Any further read will be performed from L1 if data is there, or from L2 (and bringing back data to L1), but should not have to read from L3 since those data are all already all in L2, and that's where the whole 'unsafe' thing comes...
Current facts show me it's working, and code execution works normally. But I would not guarantee this method is problem-free on A7. On the A8, L2 can be locked down, so i'd be less worried
Note that i don't know what L1 does and the complex pseudo-random algorithm it may perform when it's time to evict data or take speculative action, but the point is, at any time, all L1 I-Cache & D-Cache words are somewhere in L2.
Actually, the code that is solely executed from L2 and read/write data from there is the same as if this code was located in DRAM or SRAM, except DMA can't be performed to the area corresponding to L2.

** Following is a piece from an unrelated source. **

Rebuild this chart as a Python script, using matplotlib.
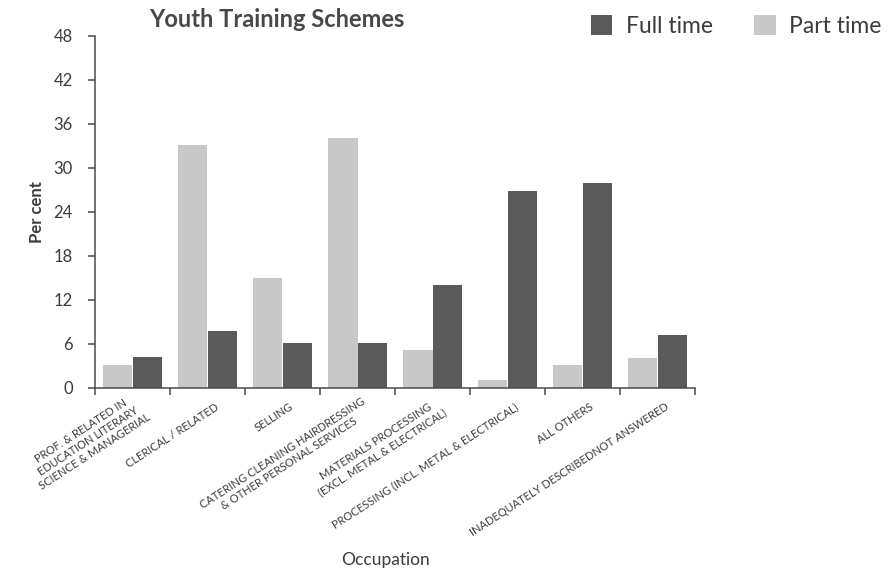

Peripherals and SRAM are located in non-cacheable areas, so they are not a problem. The only thing is boot-loader, that must perform the init mentioned above, and write code&data to the L2 area.
Regards,
L.
You're very lucky that your DRAM controller returns garbage data if there's no DRAM connected.. the more common scenario is that it locks the bus by never allowing a transaction to finish (because it's waiting on data from RAM that doesn't exist, and that can never arrive).
The DRAM controller blindly assumes the DRAM chip honors its read/write requests according to the various clocks it delivers relative to all the timing information it's been configured with.
It will not wait on the DRAM IC, so it's not a problem if the chip is not there.
Understood, but again if you do move to a core with lockdown features you might not get the same controller for the DRAM and therefore less easy a way to 'pollute' the cache with read-allocated garbage in order to write over it, then lock it..
Any progress?
I am currently working with arm a13 allwinner.
I look at how to avoid external DDR3 memory, because the program size is less than 128k, boot with sd - card and loader , which fed program into the l2 cache.
As per the multiple replies higher up the thread, this isn't possible in a manner which is reliable unless the CPU supports cache lockdown which the Cortex-A cores do not.